- [Directions]:
The listing below begins with the first line you should copy; stop after the line containing "import * as", and drop every picture.

- [Data section]:
>>>>>

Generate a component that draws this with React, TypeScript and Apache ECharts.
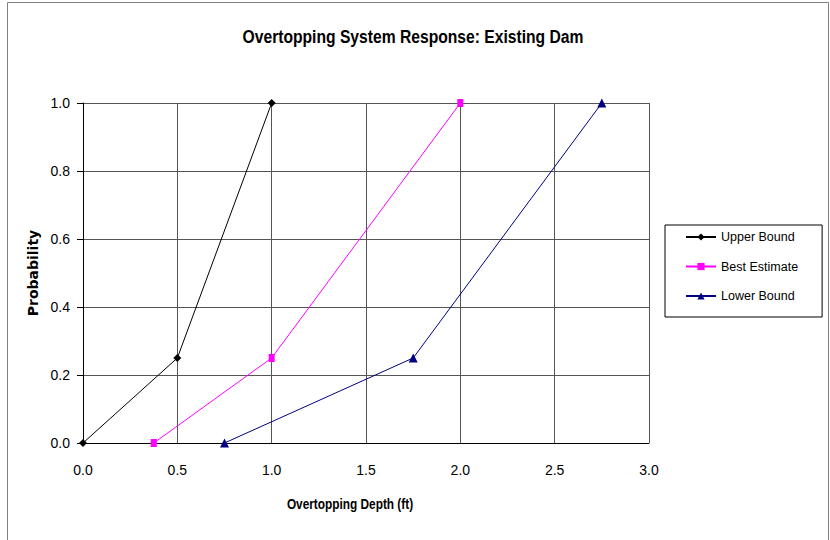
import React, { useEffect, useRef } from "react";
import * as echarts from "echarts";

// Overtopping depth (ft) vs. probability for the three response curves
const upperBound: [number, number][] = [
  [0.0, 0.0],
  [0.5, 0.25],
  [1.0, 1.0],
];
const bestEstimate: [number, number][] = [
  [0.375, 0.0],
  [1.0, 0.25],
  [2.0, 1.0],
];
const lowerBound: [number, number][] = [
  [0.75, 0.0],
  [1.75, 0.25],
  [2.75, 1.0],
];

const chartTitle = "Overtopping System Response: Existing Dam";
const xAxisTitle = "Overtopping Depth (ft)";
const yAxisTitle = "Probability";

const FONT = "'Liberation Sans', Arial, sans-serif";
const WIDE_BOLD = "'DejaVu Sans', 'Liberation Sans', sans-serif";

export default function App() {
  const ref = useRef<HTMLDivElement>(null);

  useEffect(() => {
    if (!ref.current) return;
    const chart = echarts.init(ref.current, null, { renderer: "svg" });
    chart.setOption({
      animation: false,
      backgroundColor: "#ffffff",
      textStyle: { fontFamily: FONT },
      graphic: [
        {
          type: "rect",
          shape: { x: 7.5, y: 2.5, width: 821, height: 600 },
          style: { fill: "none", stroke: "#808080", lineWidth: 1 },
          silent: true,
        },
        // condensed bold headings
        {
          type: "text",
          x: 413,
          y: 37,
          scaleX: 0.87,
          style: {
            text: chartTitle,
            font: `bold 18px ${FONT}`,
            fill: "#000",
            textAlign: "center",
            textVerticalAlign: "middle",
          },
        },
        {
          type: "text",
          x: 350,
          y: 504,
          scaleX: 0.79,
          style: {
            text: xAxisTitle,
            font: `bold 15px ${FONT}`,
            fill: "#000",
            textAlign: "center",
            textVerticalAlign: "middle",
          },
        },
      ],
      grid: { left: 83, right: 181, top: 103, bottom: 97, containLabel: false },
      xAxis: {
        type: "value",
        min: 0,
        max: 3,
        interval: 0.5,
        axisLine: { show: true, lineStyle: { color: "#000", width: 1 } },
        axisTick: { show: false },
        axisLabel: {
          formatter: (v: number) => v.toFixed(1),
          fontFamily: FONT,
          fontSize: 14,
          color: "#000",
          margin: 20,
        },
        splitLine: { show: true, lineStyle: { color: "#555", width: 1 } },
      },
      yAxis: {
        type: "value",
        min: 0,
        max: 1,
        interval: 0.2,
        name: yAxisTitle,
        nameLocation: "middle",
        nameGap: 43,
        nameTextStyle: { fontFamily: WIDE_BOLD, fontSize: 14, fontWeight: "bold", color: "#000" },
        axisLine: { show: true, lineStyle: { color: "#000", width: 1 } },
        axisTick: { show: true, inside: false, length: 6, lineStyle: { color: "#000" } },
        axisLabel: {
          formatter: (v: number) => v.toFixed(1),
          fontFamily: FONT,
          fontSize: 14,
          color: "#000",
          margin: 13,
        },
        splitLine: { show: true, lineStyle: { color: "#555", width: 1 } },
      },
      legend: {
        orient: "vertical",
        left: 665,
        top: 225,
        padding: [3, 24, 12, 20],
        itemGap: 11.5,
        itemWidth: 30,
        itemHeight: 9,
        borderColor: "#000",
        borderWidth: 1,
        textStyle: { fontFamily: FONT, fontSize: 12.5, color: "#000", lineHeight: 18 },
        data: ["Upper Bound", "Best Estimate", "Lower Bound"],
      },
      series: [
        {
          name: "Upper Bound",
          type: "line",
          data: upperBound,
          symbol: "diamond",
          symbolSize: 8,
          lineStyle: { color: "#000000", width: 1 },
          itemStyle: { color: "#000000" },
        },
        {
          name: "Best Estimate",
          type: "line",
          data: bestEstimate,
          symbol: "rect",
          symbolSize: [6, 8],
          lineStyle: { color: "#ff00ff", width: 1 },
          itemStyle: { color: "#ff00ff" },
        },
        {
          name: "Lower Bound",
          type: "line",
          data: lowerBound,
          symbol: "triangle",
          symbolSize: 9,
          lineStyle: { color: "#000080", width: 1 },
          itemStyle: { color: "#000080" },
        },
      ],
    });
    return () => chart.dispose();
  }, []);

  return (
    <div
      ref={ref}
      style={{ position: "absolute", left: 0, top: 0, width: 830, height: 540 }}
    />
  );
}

<<<<<

- [Completed exercise]:
Generate a component that draws this with React, TypeScript and Apache ECharts.
import React, { useEffect, useRef } from "react";
import * as echarts from "echarts";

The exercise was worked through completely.